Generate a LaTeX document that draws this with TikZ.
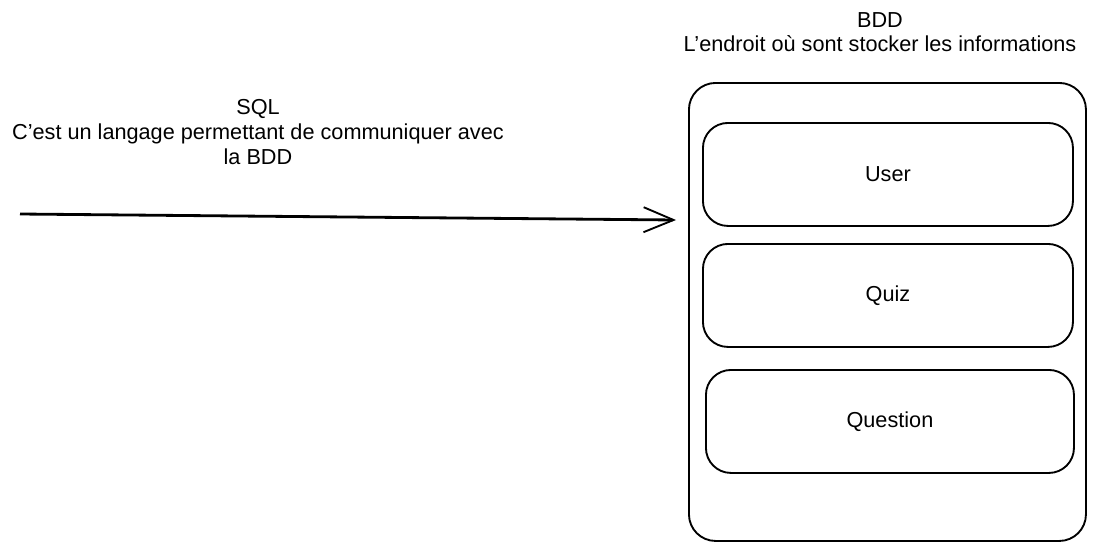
\documentclass[tikz,border=0pt]{standalone}
\usepackage{fontspec}
\setmainfont{Liberation Sans}
\usetikzlibrary{arrows.meta}
\usetikzlibrary{positioning}

\tikzset{
  tablebox/.style={rectangle, draw=black, line width=1.6pt, rounded corners=0.75cm, minimum height=3.09cm, minimum width=11.1cm, anchor=north west, font=\fontsize{18.5}{21}\selectfont},
  caption/.style={align=center, font=\fontsize{18.5}{21}\selectfont}
}

\begin{document}
\begin{tikzpicture}[x=0.03cm, y=-0.03cm]

\useasboundingbox (0,0) rectangle (1097,552);

%% the database
\node at (688,82) [rectangle, draw=black, line width=1.6pt, rounded corners=0.8cm, minimum height=13.74cm, minimum width=11.91cm, anchor=north west] (bdd) {};
\node [caption] at (880,32) (bddlabel) {BDD\\L'endroit où sont stocker les informations};

\node at (702,122) [tablebox] (user) {User};
\node at (702,243) [tablebox] (quiz) {Quiz};
\node at (705,369) [tablebox, minimum width=11.04cm] (question) {Question};

%% the query language
\coordinate (sqlstart) at (20,214);
\coordinate (sqlend) at (676,220);
\node [caption] at (258,132) (sqllabel) {SQL\\C'est un langage permettant de communiquer avec\\la BDD};

\begin{scope}[>={Straight Barb[length=0.9cm, width=0.75cm, line width=1.6pt]}]
	\draw [line width=2.4pt, ->] (sqlstart) -- (sqlend);
\end{scope}

\end{tikzpicture}
\end{document}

══════════

WHAT THIS TASK INVOLVES -> Leave out the pictures. Transcribe only the lines above, from the first through the one that contains "(0,0) rectangle (1097,552);".

THE RESULT ->
Generate a LaTeX document that draws this with TikZ.
\documentclass[tikz,border=0pt]{standalone}
\usepackage{fontspec}
\setmainfont{Liberation Sans}
\usetikzlibrary{arrows.meta}
\usetikzlibrary{positioning}

\tikzset{
  tablebox/.style={rectangle, draw=black, line width=1.6pt, rounded corners=0.75cm, minimum height=3.09cm, minimum width=11.1cm, anchor=north west, font=\fontsize{18.5}{21}\selectfont},
  caption/.style={align=center, font=\fontsize{18.5}{21}\selectfont}
}

\begin{document}
\begin{tikzpicture}[x=0.03cm, y=-0.03cm]

\useasboundingbox (0,0) rectangle (1097,552);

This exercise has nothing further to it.